15. Sehayat, çalışma ve ticaret hürriyeti getirilmiş ve korunmuştur.
16. Eğitim ve öğretim tüm erkek ve kadınlara emredilmiş ve insanın en mukaddes hak ve hürriyeti olduğu ifade edilmiştir.
17. Din ve Vicdan Hürriyeti ile tüm dinler ve inançlar korunmuş, “Dinde zorlamayı” yasaklamış, İslam’ı tercih etme ancak aklın ikna edilmesi ve kalbin kabulü şartına bağlanmıştır.
18. Himayeye muhtaç olan yetim, yaşlı ve kimsesizler için “Sosyal Güvenlik” hakkı getirilmiş ve hayatları güvence altına alınmıştır.
İslam insanlığa bütün bu hakların kullanımının önünü açarak “İnsan onur ve şerefini” korumuş, insanın tekamül etmesini ve insanlığın huzur ve saadetini temin etmiştir.
**
İslam’dan uzak olan toplumlar tarih boyunca temel hakların kullanımı konusunda mücadele vermiş, “Asr-ı Saadet” modelini ve İslam’ın insanlığa getirdiği hak ve hürriyetleri örnek alarak ancak bin üçyüz sene sonra demokrasi ile hürriyetine kavuşmuştur.
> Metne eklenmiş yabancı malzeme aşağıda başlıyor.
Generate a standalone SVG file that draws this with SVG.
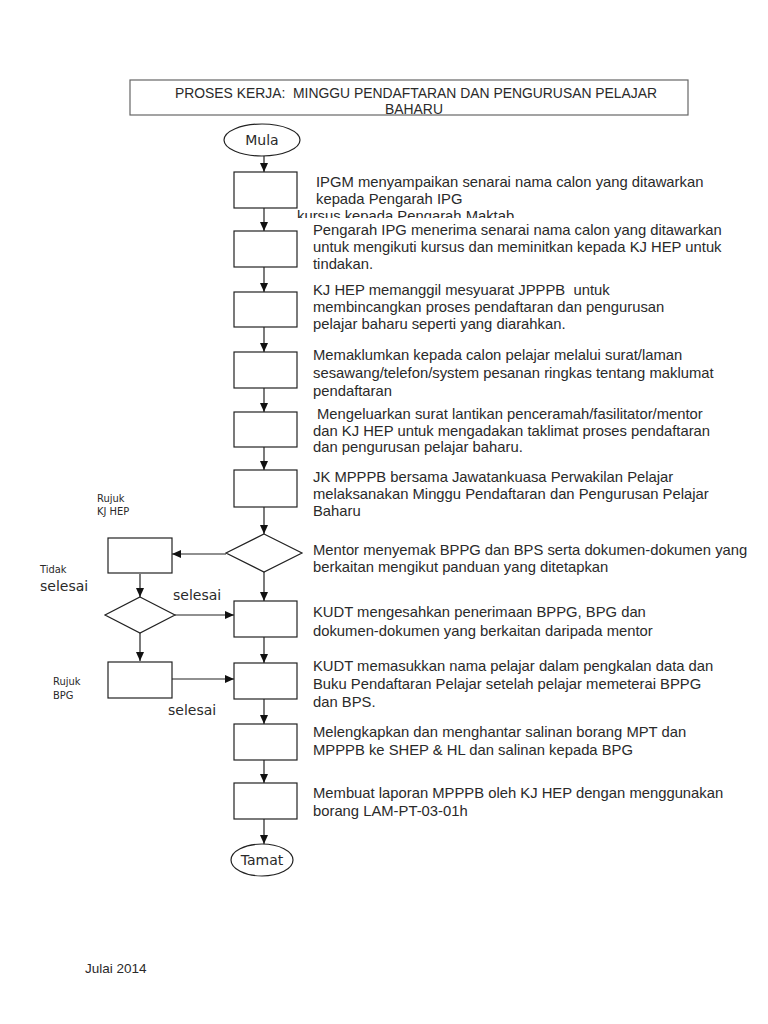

Demokrasinin insan haklarını hürriyet içinde kullanımını sağlayan idari sistem haline gelmesi Batı toplumunu İslam’a yaklaştırmış ve İslam Hukuku’nun “iman ve ibadet” dışındaki kuralların hayata geçişini ve uygulamasını kısmen de olsa sağlamıştır.
Batının hak ve hürriyetler konusundaki olumlu yaklaşımının sebebi “Asr-ı Saadet” İslamının ortaya koyduğu siyasi ve içtimai prensipler ve uygulamadaki güzel örneklerdir.